◆ What you should do ◆
In the material below, find every line with "code" and pull it out.

-- Start Record list --

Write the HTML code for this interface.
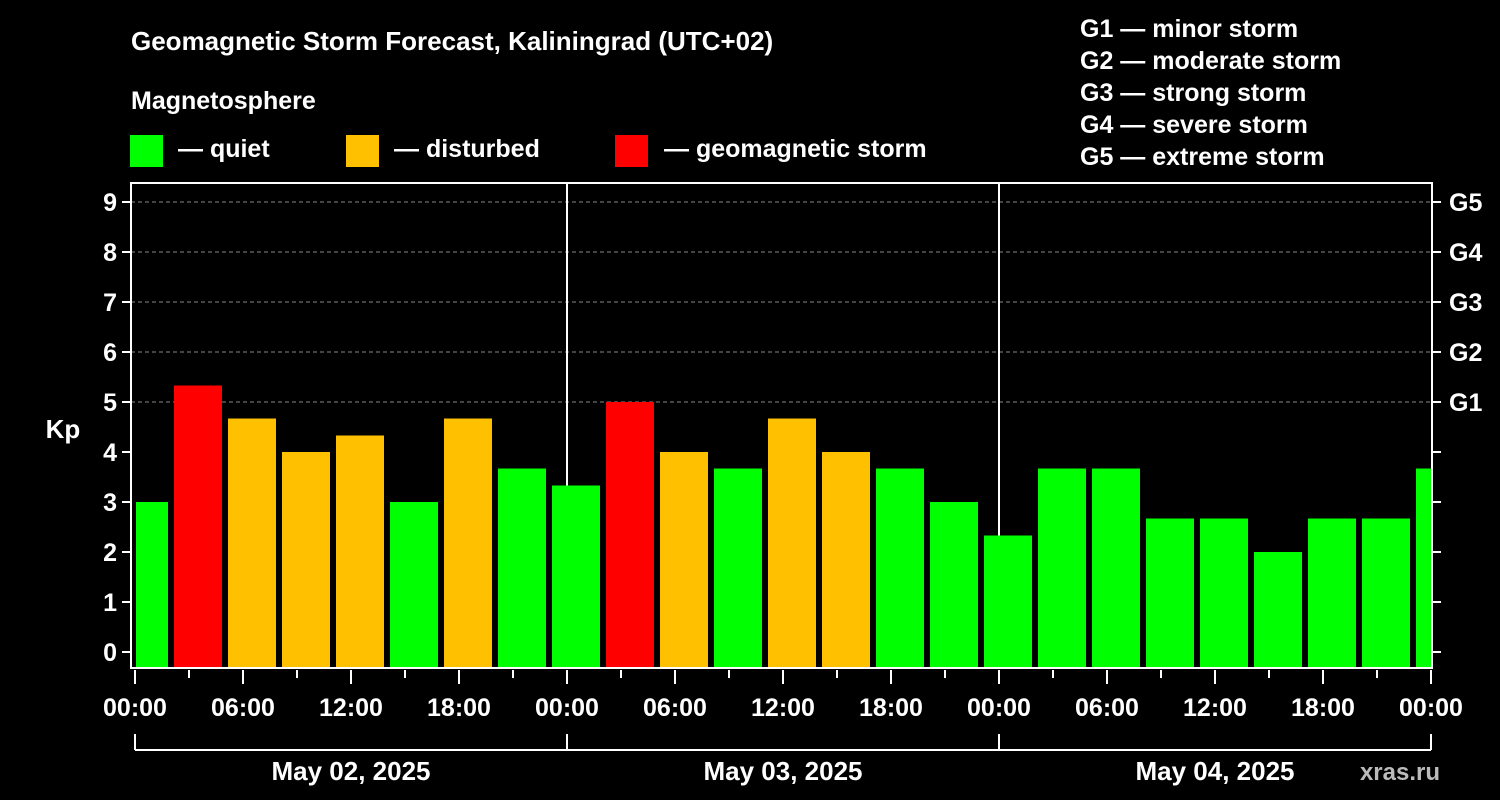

-- End Record list --
-- Start Record list --

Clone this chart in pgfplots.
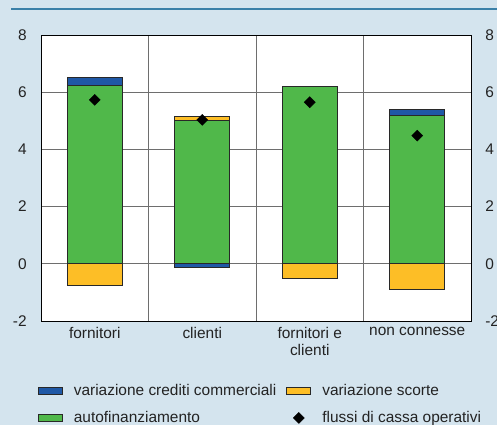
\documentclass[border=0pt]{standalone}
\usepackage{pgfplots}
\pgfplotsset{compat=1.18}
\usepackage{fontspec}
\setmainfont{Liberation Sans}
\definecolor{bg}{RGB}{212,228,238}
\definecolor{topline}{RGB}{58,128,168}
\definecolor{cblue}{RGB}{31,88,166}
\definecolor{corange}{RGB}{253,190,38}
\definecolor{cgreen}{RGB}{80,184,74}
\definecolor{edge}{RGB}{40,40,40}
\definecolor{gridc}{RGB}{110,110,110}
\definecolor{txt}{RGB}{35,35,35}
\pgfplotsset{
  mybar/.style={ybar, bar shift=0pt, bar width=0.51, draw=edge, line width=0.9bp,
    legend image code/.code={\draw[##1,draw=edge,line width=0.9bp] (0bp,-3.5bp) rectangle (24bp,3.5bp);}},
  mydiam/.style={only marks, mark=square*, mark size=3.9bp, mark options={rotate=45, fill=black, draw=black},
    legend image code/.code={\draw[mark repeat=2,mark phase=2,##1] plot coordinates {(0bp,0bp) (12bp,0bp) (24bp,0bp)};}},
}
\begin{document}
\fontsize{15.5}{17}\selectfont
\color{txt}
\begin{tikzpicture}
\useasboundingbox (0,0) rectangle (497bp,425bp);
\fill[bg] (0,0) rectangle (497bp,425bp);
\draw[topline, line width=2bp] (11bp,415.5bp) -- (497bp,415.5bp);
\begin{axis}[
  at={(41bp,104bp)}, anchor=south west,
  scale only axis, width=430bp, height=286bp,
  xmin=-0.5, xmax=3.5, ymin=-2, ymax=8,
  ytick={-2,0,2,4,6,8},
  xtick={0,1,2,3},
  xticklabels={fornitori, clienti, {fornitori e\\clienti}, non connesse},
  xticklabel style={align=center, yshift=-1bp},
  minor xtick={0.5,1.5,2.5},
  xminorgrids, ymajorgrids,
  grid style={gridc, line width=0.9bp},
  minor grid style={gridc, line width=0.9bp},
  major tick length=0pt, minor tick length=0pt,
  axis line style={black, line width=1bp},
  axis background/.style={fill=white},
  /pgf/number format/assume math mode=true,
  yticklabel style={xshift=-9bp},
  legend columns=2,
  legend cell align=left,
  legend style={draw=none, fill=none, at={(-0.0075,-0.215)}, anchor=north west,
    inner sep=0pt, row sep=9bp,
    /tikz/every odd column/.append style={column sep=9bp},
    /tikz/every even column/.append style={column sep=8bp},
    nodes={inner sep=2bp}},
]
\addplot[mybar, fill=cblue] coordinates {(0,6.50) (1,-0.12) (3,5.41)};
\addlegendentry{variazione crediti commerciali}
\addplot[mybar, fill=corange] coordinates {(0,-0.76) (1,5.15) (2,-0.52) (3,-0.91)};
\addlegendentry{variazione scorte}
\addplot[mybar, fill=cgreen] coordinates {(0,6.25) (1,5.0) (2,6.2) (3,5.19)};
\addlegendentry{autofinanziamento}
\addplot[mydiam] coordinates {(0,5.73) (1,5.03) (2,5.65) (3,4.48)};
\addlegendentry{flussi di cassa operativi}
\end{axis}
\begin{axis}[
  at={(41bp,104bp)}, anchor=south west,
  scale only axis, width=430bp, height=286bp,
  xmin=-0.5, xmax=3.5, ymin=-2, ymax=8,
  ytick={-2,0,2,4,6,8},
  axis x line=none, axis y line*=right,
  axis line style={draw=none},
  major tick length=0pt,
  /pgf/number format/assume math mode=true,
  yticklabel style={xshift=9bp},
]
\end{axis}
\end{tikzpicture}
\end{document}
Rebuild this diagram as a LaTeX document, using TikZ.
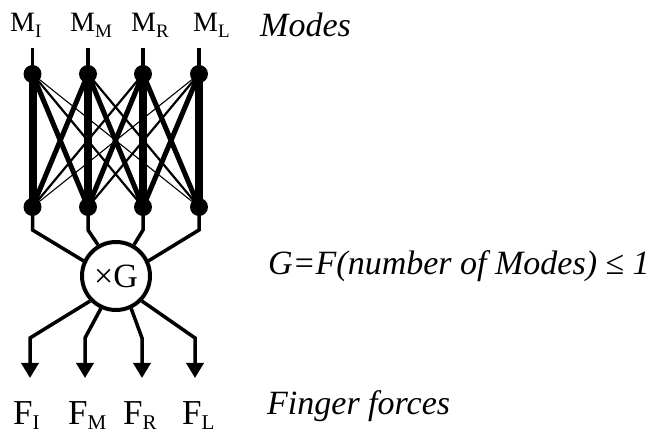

-- End Record list --
-- Start Record list --

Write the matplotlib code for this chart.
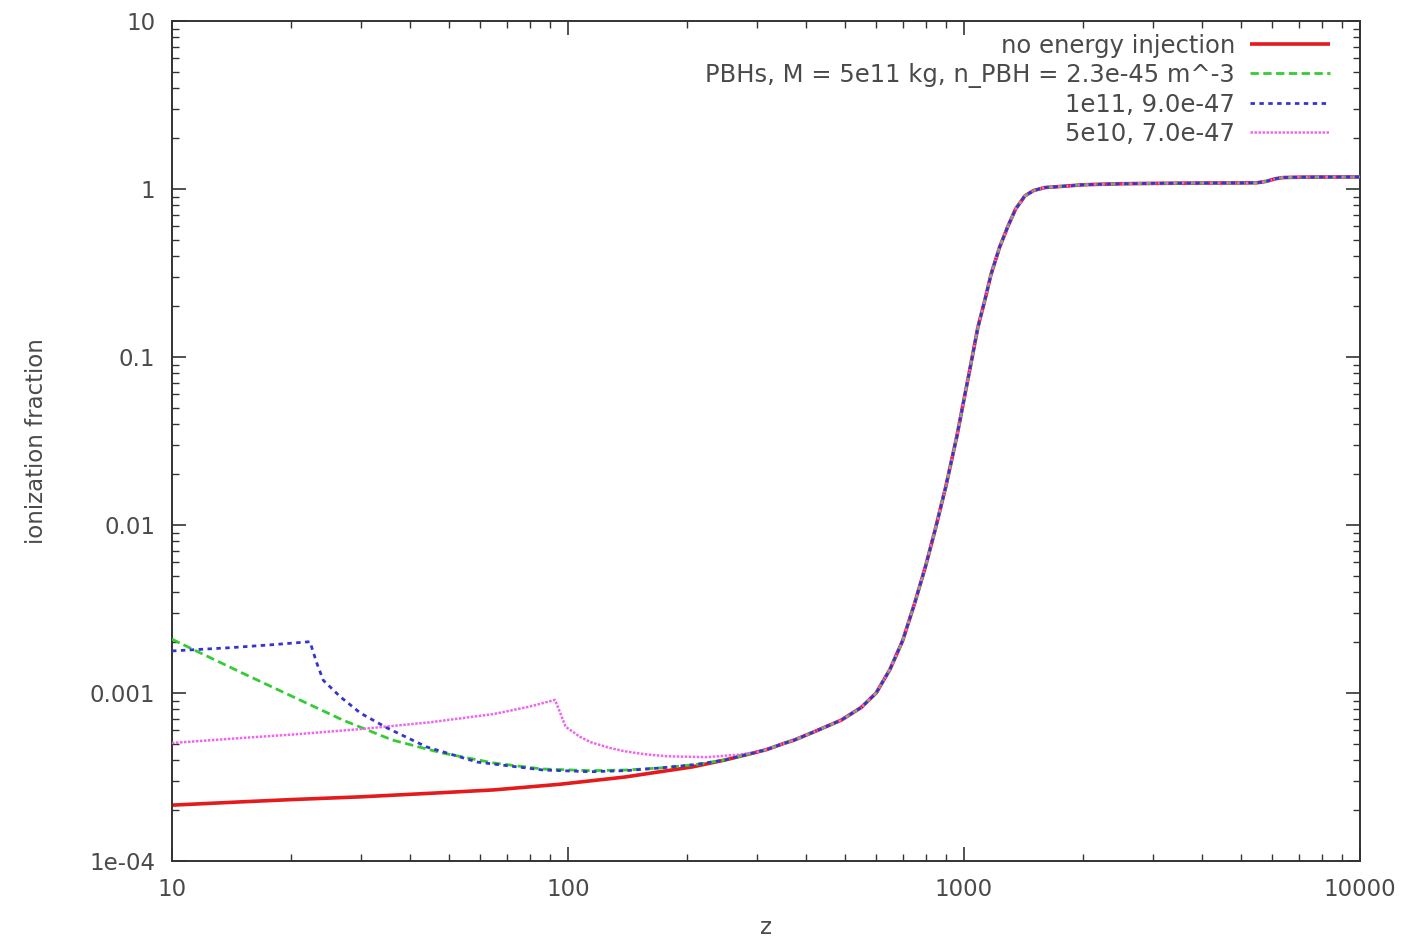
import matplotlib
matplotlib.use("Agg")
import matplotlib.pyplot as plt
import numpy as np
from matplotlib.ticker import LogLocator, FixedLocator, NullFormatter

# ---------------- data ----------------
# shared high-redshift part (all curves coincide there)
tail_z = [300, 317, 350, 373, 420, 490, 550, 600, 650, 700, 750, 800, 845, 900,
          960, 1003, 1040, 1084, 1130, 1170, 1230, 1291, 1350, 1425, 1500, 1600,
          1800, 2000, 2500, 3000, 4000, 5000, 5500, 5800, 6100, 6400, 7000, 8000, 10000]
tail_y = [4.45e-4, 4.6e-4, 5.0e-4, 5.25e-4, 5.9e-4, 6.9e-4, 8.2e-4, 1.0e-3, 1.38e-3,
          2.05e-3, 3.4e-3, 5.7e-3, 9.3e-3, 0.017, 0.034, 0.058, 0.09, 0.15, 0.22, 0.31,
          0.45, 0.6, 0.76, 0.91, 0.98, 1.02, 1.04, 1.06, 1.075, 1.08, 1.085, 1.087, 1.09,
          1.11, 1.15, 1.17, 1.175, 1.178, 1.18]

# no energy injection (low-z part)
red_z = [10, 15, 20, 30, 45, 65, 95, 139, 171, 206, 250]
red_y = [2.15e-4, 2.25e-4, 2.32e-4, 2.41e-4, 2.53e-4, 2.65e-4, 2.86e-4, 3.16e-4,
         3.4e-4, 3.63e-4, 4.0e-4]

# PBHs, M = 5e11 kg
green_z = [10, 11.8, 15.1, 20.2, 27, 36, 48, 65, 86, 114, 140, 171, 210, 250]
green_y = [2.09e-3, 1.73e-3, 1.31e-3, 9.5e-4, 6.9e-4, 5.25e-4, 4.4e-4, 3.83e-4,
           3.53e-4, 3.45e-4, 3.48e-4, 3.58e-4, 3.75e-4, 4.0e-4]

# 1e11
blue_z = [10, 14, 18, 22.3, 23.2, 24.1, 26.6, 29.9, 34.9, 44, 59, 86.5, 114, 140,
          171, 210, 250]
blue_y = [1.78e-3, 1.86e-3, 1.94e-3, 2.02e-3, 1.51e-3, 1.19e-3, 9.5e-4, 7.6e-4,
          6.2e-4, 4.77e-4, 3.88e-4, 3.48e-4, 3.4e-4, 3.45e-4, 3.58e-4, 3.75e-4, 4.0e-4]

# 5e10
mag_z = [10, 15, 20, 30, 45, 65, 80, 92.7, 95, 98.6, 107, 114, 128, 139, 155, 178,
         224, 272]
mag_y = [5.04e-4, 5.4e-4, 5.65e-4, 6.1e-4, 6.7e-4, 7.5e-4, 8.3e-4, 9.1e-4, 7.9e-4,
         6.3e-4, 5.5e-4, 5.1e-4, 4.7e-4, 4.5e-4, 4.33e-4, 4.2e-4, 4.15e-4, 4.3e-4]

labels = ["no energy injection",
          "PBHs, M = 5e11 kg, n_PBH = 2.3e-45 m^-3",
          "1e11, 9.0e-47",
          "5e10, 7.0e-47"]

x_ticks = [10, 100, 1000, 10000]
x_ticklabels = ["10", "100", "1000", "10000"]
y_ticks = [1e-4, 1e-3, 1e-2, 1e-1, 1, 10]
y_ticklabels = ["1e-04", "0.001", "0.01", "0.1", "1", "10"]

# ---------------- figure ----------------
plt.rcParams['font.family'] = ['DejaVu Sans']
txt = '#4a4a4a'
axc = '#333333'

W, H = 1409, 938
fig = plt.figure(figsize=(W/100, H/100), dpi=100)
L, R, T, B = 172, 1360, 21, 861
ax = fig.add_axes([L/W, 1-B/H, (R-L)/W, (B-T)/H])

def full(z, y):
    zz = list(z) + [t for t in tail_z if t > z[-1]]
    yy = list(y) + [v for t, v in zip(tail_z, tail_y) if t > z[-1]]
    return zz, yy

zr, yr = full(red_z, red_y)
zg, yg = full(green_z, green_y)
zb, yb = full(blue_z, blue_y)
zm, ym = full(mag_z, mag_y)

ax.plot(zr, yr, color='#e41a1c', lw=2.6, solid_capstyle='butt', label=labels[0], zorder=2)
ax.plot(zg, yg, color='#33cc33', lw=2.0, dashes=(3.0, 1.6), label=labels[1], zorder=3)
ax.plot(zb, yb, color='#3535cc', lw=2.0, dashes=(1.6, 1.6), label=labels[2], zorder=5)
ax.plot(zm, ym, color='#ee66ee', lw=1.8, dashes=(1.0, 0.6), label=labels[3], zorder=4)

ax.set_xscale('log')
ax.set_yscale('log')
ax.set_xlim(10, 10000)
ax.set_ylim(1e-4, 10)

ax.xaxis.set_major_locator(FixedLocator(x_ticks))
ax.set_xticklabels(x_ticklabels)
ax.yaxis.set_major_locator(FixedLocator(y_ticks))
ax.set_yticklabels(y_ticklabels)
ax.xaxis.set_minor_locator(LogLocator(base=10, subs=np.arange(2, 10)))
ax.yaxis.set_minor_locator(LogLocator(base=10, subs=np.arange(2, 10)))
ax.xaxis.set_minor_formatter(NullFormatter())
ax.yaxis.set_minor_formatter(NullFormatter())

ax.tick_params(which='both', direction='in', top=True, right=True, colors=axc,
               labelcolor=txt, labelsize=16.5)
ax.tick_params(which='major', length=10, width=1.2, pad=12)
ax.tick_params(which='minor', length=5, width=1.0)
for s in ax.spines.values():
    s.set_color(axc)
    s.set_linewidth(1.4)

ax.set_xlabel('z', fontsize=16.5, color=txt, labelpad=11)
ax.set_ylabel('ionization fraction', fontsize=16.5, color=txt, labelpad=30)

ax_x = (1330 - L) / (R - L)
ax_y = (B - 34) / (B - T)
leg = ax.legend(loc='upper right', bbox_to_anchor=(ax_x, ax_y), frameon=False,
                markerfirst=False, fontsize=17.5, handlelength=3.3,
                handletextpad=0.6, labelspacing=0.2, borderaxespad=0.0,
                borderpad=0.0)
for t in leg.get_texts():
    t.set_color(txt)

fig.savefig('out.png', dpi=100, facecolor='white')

-- End Record list --

◆ Written answer ◆
Write the HTML code for this interface.
    legend image code/.code={\draw[##1,draw=edge,line width=0.9bp] (0bp,-3.5bp) rectangle (24bp,3.5bp);}},
    legend image code/.code={\draw[mark repeat=2,mark phase=2,##1] plot coordinates {(0bp,0bp) (12bp,0bp) (24bp,0bp)};}},
Write the matplotlib code for this chart.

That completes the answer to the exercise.